The family of Emmett Till is seeking to enforce an arrest warrant that was issued in 1955 for a white woman involved in the kidnapping that led to the lynching of the Black teenager.
After Till's mother insisted on an open-casket funeral in Chicago and Jet magazine published his mutilated body, his torture, and murder became a catalyst for the civil rights movement.
During research last June at the courthouse in Leflore County, Mississippi, a team found an unsealed 1955 arrest warrant for Carolyn Bryant, referred to on the document as "Mrs. Roy Bryant.”
In a federal lawsuit filed Tuesday against Ricky Banks, the current Leflore County sheriff, Till's cousin Patricia Sterling of Jackson, Mississippi intends to force Banks to issue the warrant on Carolyn Bryant.
“We are using the available means at our disposal to try to achieve justice on behalf of the Till family,” Sterling's lawyer Trent Walker said on Friday.
According to the Justice Department, the latest investigation into the lynching of Till ended in December 2021 without any charges being filed.
Mississippi Attorney General Lynn Fitch said in July that there was nothing new to support pursuing a criminal case after researchers found the arrest warrant last June.

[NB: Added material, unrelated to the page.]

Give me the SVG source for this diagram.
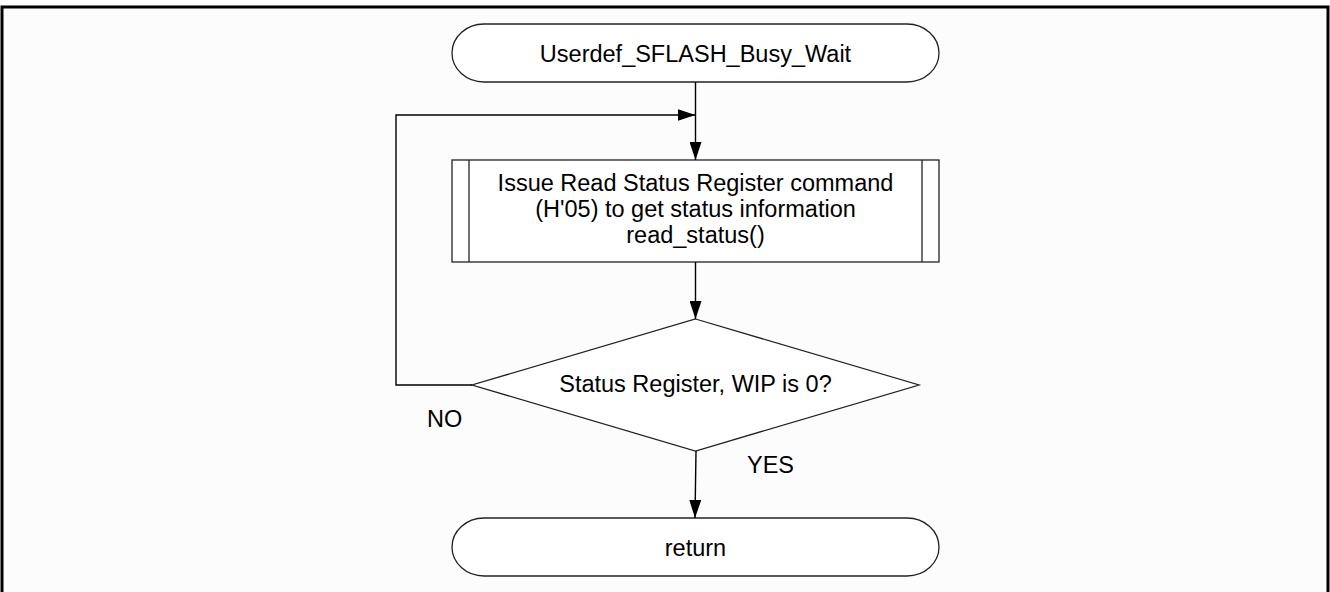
<svg xmlns="http://www.w3.org/2000/svg" width="1330" height="592" viewBox="0 0 1330 592">
  <style>
    .node { fill: #ffffff; stroke: #222222; stroke-width: 1.3; }
    .inner { fill: none; stroke: #222222; stroke-width: 1.3; }
    .conn { fill: none; stroke: #000000; stroke-width: 1.4; }
    .t { font-family: "Liberation Sans", Arial, sans-serif; font-size: 23.5px; fill: #000000; text-anchor: middle; }
    .lbl { font-family: "Liberation Sans", Arial, sans-serif; font-size: 23.5px; fill: #000000; }
  </style>
  <defs>
    <marker id="arrow" markerUnits="userSpaceOnUse" markerWidth="18" markerHeight="12" refX="18" refY="6" orient="auto">
      <path d="M0,0 L18,6 L0,12 z" fill="#000000"/>
    </marker>
  </defs>
  <rect x="0" y="0" width="1330" height="592" fill="#ffffff"/>
  <rect x="2" y="7" width="1326" height="590" fill="#fcfcfc"/>
  <path d="M2,592 V7 H1328 V592" fill="none" stroke="#000000" stroke-width="3"/>

  <g id="start">
    <rect class="node" x="452" y="24" width="487" height="58" rx="32" ry="29"/>
    <text class="t" x="695.5" y="61.5">Userdef_SFLASH_Busy_Wait</text>
  </g>

  <g id="read_status">
    <rect class="node" x="452" y="160" width="487" height="102"/>
    <line class="inner" x1="469" y1="160" x2="469" y2="262"/>
    <line class="inner" x1="922" y1="160" x2="922" y2="262"/>
    <text class="t" x="695.5" y="191">Issue Read Status Register command</text>
    <text class="t" x="695.5" y="217">(H'05) to get status information</text>
    <text class="t" x="695.5" y="243">read_status()</text>
  </g>

  <g id="decision">
    <polygon class="node" points="695.5,319 919,385 695.5,451 472,385"/>
    <text class="t" x="695.5" y="392">Status Register, WIP is 0?</text>
  </g>

  <g id="return">
    <rect class="node" x="452" y="518" width="487" height="58" rx="32" ry="29"/>
    <text class="t" x="695.5" y="555.5">return</text>
  </g>

  <g id="connectors">
    <path class="conn" d="M695.5,82 V160" marker-end="url(#arrow)"/>
    <path class="conn" d="M472,385 H396 V115 H695.5" marker-end="url(#arrow)"/>
    <path class="conn" d="M695.5,262 V319" marker-end="url(#arrow)"/>
    <path class="conn" d="M696,451 L695,518" marker-end="url(#arrow)"/>
    <text class="lbl" x="427" y="427">NO</text>
    <text class="lbl" x="747" y="473">YES</text>
  </g>
</svg>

In August, a grand jury in Leflore County declined to indict Carolyn Bryant, who has since remarried and is named Carolyn Bryant Donham.
“But for Carolyn Bryant falsely claiming to her husband that Emmett Till assaulted her Emmett would not have been murdered,” Sterling’s lawsuit says. “It was Carolyn Bryant’s lie that sent Roy Bryant and J.W. Milam into a rage, which resulted in the mutilation of Emmett Till’s body into (an) unrecognizable condition.”